Oil (50%) and electricity (a further 38%) were the two largest components of worldwide consumer spending on energy in 2019. However, IEA estimates that spending on oil would have plummeted by more than $1tn in 2020, while power sector revenues drop by $180bn (with demand and price effects accompanied in many countries by a rise in non payment). 
In his remarks at the St Petersburg International Economic Forum in the Russian Federation, HE the Minister of State for Energy Affairs Saad bin Sherida al-Kaabi cautioned against being driven by an over-excited euphoria that envisages depriving investment from the oil and gas sector.
Al-Kaabi cited a recent International Energy Agency report which called for stopping investment in oil and gas and said: “When we deprive the oil and gas sector from additional investments, you will have big spikes in oil and gas prices in the next few years which will deprive customers and nations from oil or gas and all the byproducts that come with it. This is a dangerous discussion that will harm humanity and about a billion people around the world, who don’t have electricity today.”
Stressing the importance of a responsible discussion about the much needed energy transition, al-Kaabi, also the President and CEO of Qatar Petroleum, said: “We all have a responsibility to produce in a more environmentally sensitive way. We are using the best available emissions abatement technology, we are monitoring methane emissions to arrest it, and we are using carbon capture and sequestration.”

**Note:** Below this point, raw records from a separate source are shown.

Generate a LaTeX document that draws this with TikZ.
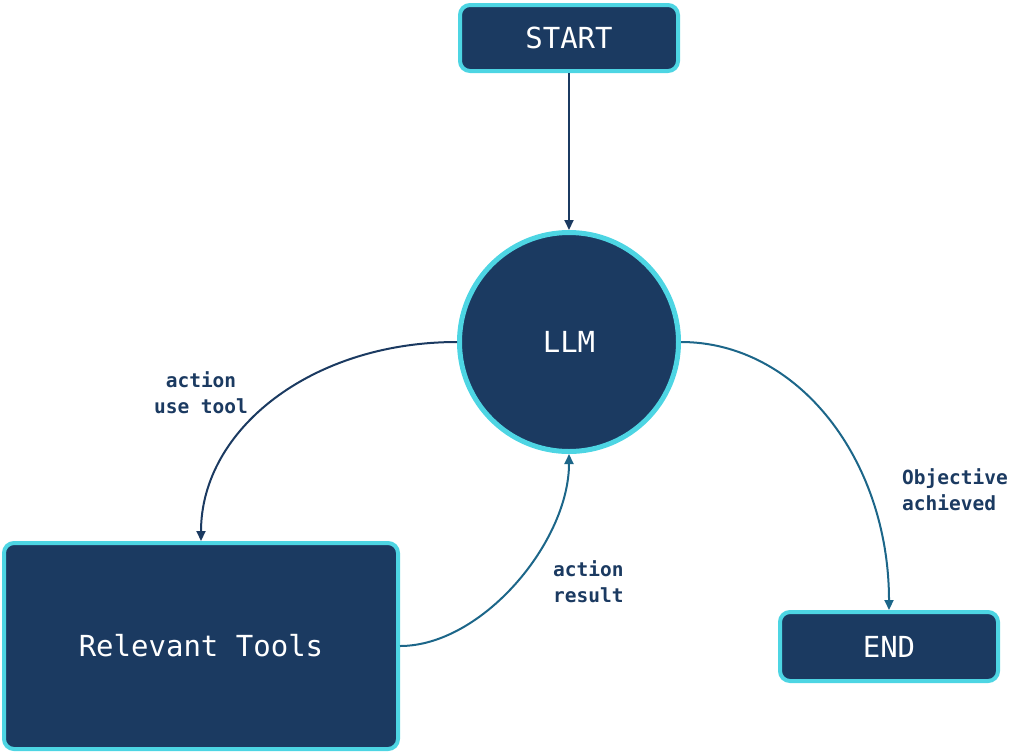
\documentclass[tikz,border=0pt]{standalone}
\usepackage{fontspec}
\setmonofont{DejaVu Sans Mono}
\usetikzlibrary{arrows.meta}
\definecolor{navy}{HTML}{1B3A61}
\definecolor{cyanb}{HTML}{4DD5E3}
\definecolor{tealc}{HTML}{1C6689}
\tikzset{
  box/.style={draw=cyanb, fill=navy, line width=4pt, rounded corners=10pt, text=white, font=\ttfamily\fontsize{29}{34}\selectfont, inner sep=0pt},
  circ/.style={draw=cyanb, fill=navy, line width=5pt, circle, text=white, font=\ttfamily\fontsize{29}{34}\selectfont, inner sep=0pt, minimum size=219pt},
  darr/.style={draw=navy, line width=2pt, -{Triangle[length=10pt,width=9pt]}},
  tarr/.style={draw=tealc, line width=2pt, -{Triangle[length=10pt,width=9pt]}},
  lbl/.style={text=navy, font=\ttfamily\bfseries\fontsize{19.5}{26}\selectfont, inner sep=0pt}
}
\begin{document}
\begin{tikzpicture}[x=1pt,y=-1pt]
\useasboundingbox (0,0) rectangle (1024,753);
\node[box, minimum width=218pt, minimum height=66pt] (start) at (569,38) {START};
\node[circ] (llm) at (569,342) {LLM};
\node[box, minimum width=394pt, minimum height=206pt] (tools) at (201,646) {Relevant Tools};
\node[box, minimum width=218pt, minimum height=69pt] (end) at (889,646.5) {END};
\draw[darr] (start.south) -- (llm.north);
\draw[darr] (llm.west) .. controls +(-145,0) and +(0,-112) .. (tools.north);
\draw[tarr] (tools.east) .. controls +(82,0) and +(0,88) .. (llm.south);
\draw[tarr] (llm.east) .. controls +(117,0) and +(0,-150) .. (end.north);
\node[lbl, align=center] (l1) at (201,393) {action\\use tool};
\node[lbl, align=left, anchor=west] (l2) at (553,582) {action\\result};
\node[lbl, align=left, anchor=west] (l3) at (902,490) {Objective\\achieved};
\end{tikzpicture}
\end{document}
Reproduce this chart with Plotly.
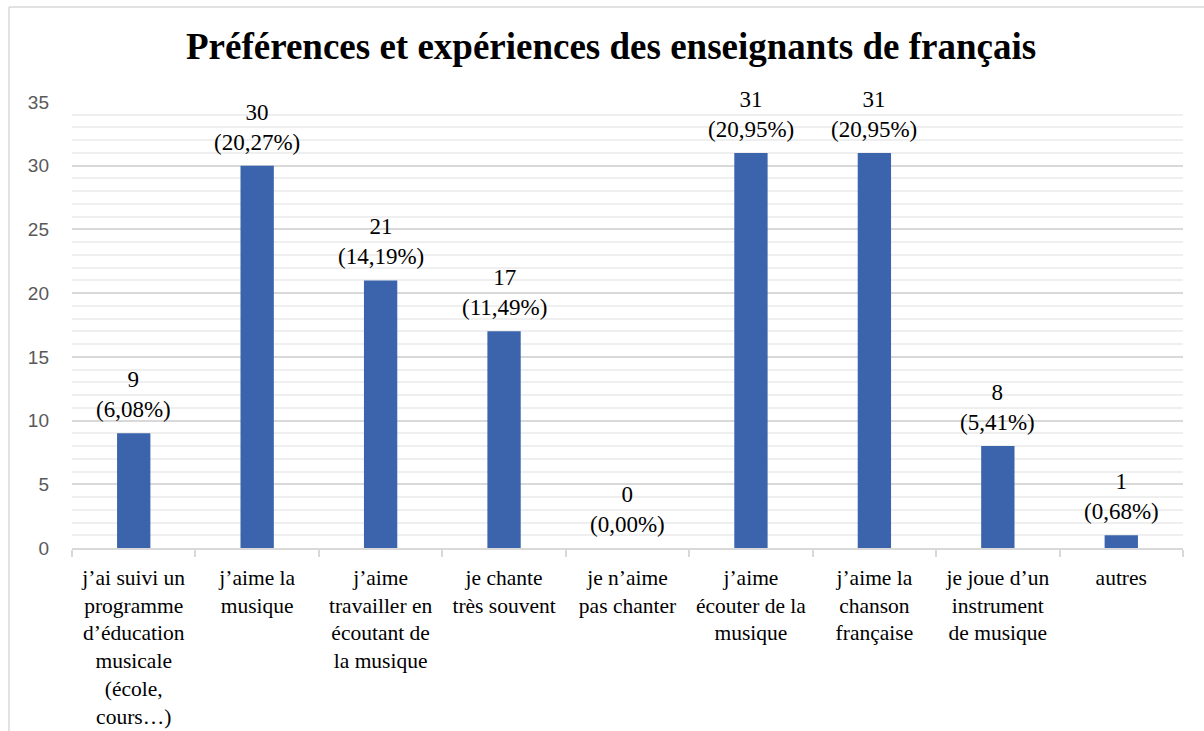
import plotly.graph_objects as go

# chart data
categories = [
    "j’ai suivi un<br>programme<br>d’éducation<br>musicale<br>(école,<br>cours…)",
    "j’aime la<br>musique",
    "j’aime<br>travailler en<br>écoutant de<br>la musique",
    "je chante<br>très souvent",
    "je n’aime<br>pas chanter",
    "j’aime<br>écouter de la<br>musique",
    "j’aime la<br>chanson<br>française",
    "je joue d’un<br>instrument<br>de musique",
    "autres",
]
counts = [9, 30, 21, 17, 0, 31, 31, 8, 1]
shares = ["6,08%", "20,27%", "14,19%", "11,49%", "0,00%", "20,95%", "20,95%", "5,41%", "0,68%"]
y_ticks = [0, 5, 10, 15, 20, 25, 30, 35]

BAR_BLUE = "#3B64AD"
SERIF = "Liberation Serif"
GRID = "#D9D9D9"

fig = go.Figure(
    go.Bar(
        x=categories,
        y=counts,
        marker={"color": BAR_BLUE},
        hovertemplate="%{y}<extra></extra>",
    )
)

# value labels above the bars
for cat, n, share in zip(categories, counts, shares):
    fig.add_annotation(
        x=cat,
        y=n,
        text=f"{n}<br>({share})",
        showarrow=False,
        yanchor="bottom",
        yshift=9,
        font={"family": SERIF, "size": 23, "color": "#000000"},
    )

fig.update_layout(
    width=1204,
    height=731,
    template="none",
    paper_bgcolor="white",
    plot_bgcolor="white",
    bargap=0.73,
    showlegend=False,
    margin={"l": 72, "r": 21, "t": 102, "b": 183},
    title={
        "text": "<b>Préférences et expériences des enseignants de français</b>",
        "x": 0.5075,
        "xref": "container",
        "xanchor": "center",
        "y": 0.937,
        "yref": "container",
        "yanchor": "middle",
        "font": {"family": SERIF, "size": 37, "color": "#000000"},
    },
    shapes=[
        # chart frame (top and left edges)
        {"type": "line", "xref": "paper", "yref": "paper",
         "x0": -0.0567, "x1": 1.03, "y0": 1.213, "y1": 1.213,
         "line": {"color": GRID, "width": 1.5}},
        {"type": "line", "xref": "paper", "yref": "paper",
         "x0": -0.0567, "x1": -0.0567, "y0": 1.213, "y1": -0.42,
         "line": {"color": GRID, "width": 1.5}},
    ],
)

fig.update_xaxes(
    automargin=False,
    showgrid=False,
    showline=True,
    linecolor=GRID,
    linewidth=1.5,
    ticks="outside",
    tickson="boundaries",
    ticklen=7,
    tickcolor=GRID,
    tickwidth=1.5,
    tickangle=0,
    ticklabelstandoff=9,
    tickfont={"family": SERIF, "size": 21.5, "color": "#000000"},
)
fig.update_yaxes(
    automargin=False,
    range=[0, 35],
    tickvals=y_ticks,
    showgrid=True,
    gridcolor=GRID,
    gridwidth=1.5,
    zeroline=False,
    showline=False,
    ticks="",
    ticklabelstandoff=22,
    tickfont={"family": "Liberation Sans", "size": 19, "color": "#595959"},
    minor={"dtick": 1, "showgrid": True, "gridcolor": "#EFEFEF", "gridwidth": 1.5},
)

fig.write_html(
    "out.html",
    config={"displayModeBar": False},
    post_script="document.body.style.margin='0';",
)
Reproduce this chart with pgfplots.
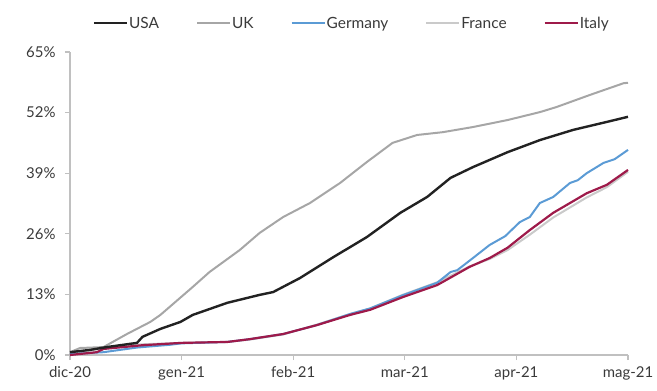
\documentclass[border=0pt]{standalone}
\usepackage{pgfplots}
\pgfplotsset{compat=1.18}
\usepackage{fontspec}
\setmainfont{Lato}
\definecolor{usa}{HTML}{222222}
\definecolor{uk}{HTML}{A6A6A6}
\definecolor{ger}{HTML}{5B9BD5}
\definecolor{fra}{HTML}{CACACA}
\definecolor{ita}{HTML}{9E1A4A}
\definecolor{axgray}{HTML}{C0C0C0}
\definecolor{txt}{HTML}{3A3A3A}
\begin{document}
\begin{tikzpicture}
\begin{axis}[
  scale only axis, width=558bp, height=303bp,
  xmin=0, xmax=5, ymin=0, ymax=65,
  axis x line*=bottom, axis y line*=left,
  axis line style={axgray, line width=1.5bp},
  xtick={0,1,2,3,4,5},
  xticklabels={dic-20,gen-21,feb-21,mar-21,apr-21,mag-21},
  ytick={0,13,26,39,52,65},
  yticklabels={0\%,13\%,26\%,39\%,52\%,65\%},
  tick style={axgray, line width=1.2bp},
  tick align=outside, major tick length=5bp,
  ticklabel style={font=\fontsize{15}{18}\selectfont, text=txt},
  yticklabel style={xshift=-6bp},
  xticklabel style={yshift=-3bp},
  /pgf/number format/assume math mode=true,
  legend columns=5,
  legend style={at={(0.504,1.095)}, anchor=center, draw=none, fill=none,
    font=\fontsize{15.5}{18}\selectfont, text=txt,
    nodes={inner sep=1bp},
    /tikz/every even column/.append style={column sep=36bp}},
  legend image code/.code={\draw[#1] (0bp,0bp) -- (33bp,0bp);},
  clip=false,
]
\addlegendimage{usa, line width=2.4bp}\addlegendentry{USA}
\addlegendimage{uk, line width=2bp}\addlegendentry{UK}
\addlegendimage{ger, line width=2bp}\addlegendentry{Germany}
\addlegendimage{fra, line width=2bp}\addlegendentry{France}
\addlegendimage{ita, line width=2.2bp}\addlegendentry{Italy}
\addplot[uk, line width=2bp, forget plot] coordinates {
(0,0.6)(0.09,1.5)(0.30,1.7)(0.51,4.5)(0.72,7.1)(0.81,8.6)(1.10,14.6)(1.25,17.8)
(1.52,22.5)(1.70,26.2)(1.91,29.6)(2.15,32.6)(2.42,36.9)(2.66,41.4)(2.89,45.5)
(3.11,47.2)(3.34,47.8)(3.61,48.9)(3.92,50.4)(4.21,52.1)(4.36,53.2)(4.66,55.8)
(4.96,58.3)(5.0,58.4)};
\addplot[fra, line width=2bp, forget plot] coordinates {
(0,0.2)(0.3,1.5)(0.65,2.3)(1.0,2.6)(1.41,2.8)(1.61,3.3)(1.91,4.4)(2.21,6.5)
(2.51,8.8)(2.69,10.0)(2.98,12.9)(3.29,15.6)(3.58,19.0)(3.76,20.6)(3.92,22.5)
(4.12,25.8)(4.33,29.5)(4.63,33.8)(4.81,36.0)(5.0,39.3)};
\addplot[ger, line width=2bp, forget plot] coordinates {
(0,0.2)(0.3,0.6)(0.6,1.6)(0.9,2.2)(1.0,2.5)(1.41,2.8)(1.61,3.4)(1.91,4.5)
(2.21,6.4)(2.51,8.8)(2.69,10.0)(2.98,12.8)(3.29,15.5)(3.41,17.8)(3.47,18.2)
(3.60,20.6)(3.76,23.6)(3.90,25.5)(4.03,28.5)(4.12,29.6)(4.21,32.6)(4.33,33.9)
(4.48,36.9)(4.55,37.5)(4.63,39.0)(4.78,41.2)(4.88,42.0)(5.0,44.0)};
\addplot[ita, line width=2.2bp, forget plot] coordinates {
(0,0.0)(0.24,0.6)(0.30,1.3)(0.65,2.1)(1.0,2.6)(1.41,2.8)(1.61,3.4)(1.91,4.5)
(2.21,6.4)(2.51,8.6)(2.69,9.7)(2.98,12.4)(3.29,15.0)(3.58,18.9)(3.76,20.8)
(3.92,23.0)(4.12,26.8)(4.33,30.5)(4.63,34.7)(4.81,36.5)(5.0,39.7)};
\addplot[usa, line width=2.4bp, forget plot] coordinates {
(0,0.6)(0.18,1.1)(0.33,1.7)(0.60,2.6)(0.65,3.9)(0.81,5.6)(0.99,7.1)(1.10,8.6)
(1.41,11.2)(1.70,12.9)(1.82,13.5)(2.06,16.5)(2.36,21.0)(2.66,25.3)(2.96,30.5)
(3.20,33.9)(3.41,38.0)(3.61,40.3)(3.92,43.5)(4.21,46.1)(4.51,48.3)(4.81,50.0)
(5.0,51.1)};
\end{axis}
\pgfresetboundingbox
\useasboundingbox (current axis.south west) ++(-70bp,-36bp) rectangle ++(657bp,391bp);
\end{tikzpicture}
\end{document}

Energy transition is coming, it’s happening, but its space will depend on a number of questions and a number of different issues, said Alexander Novak, Russia’s Deputy Prime Minister and former Energy Minister of Russia and noted: “We must not discount conventional energy sources, which are going to stay with us for a while yet.”
Clearly, investments in exploration projects all over the world have been depleted. The global energy market will see its impact in the coming years.
A lack of investment in oil projects will likely come back to bite the energy market.